(Reuters) - A new EU fiscal treaty will only allow euro zone countries to incur budget deficits during severe economic downturns in the euro zone or other exceptional events, according to a draft of the document obtained by Reuters on Wednesday.
The document is the latest draft of a treaty to tighten fiscal controls in the euro zone, a move Germany has insisted upon in order to prevent a repeat of the runaway spending that led to a debt crisis in the 17-country euro zone.
In the latest draft, officials spell out more clearly when the euro zone would tolerate a deviation from a budget in balance or in surplus -- called the medium-term objective:
Temporary deviation from the medium-term objective will only be allowed in cases of (an) unusual event outside the control of the contracting party with a major impact on the financial position of the general government or in periods of severe economic downturn for the euro area, the EU or the concerned contracting party.

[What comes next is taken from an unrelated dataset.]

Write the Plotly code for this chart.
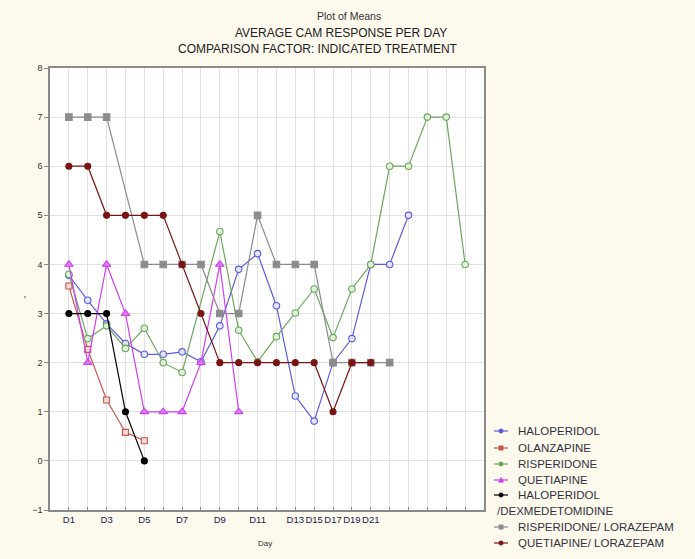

The balanced-budget rule, which demands governments balance their budgets over the economic cycle, is central to the new treaty.
The draft sets a provisional timeline for the entry into force of the new regime by the start of next year.
The draft also removes a controversial reference to deeper integration in the single market among those who sign up to the pact.
This was problematic for Britain, which has opted out of the new agreement, and will not want to be left on the sidelines as a large group of EU countries deepen their ties. Up to 26 EU countries are expected to back the agreement.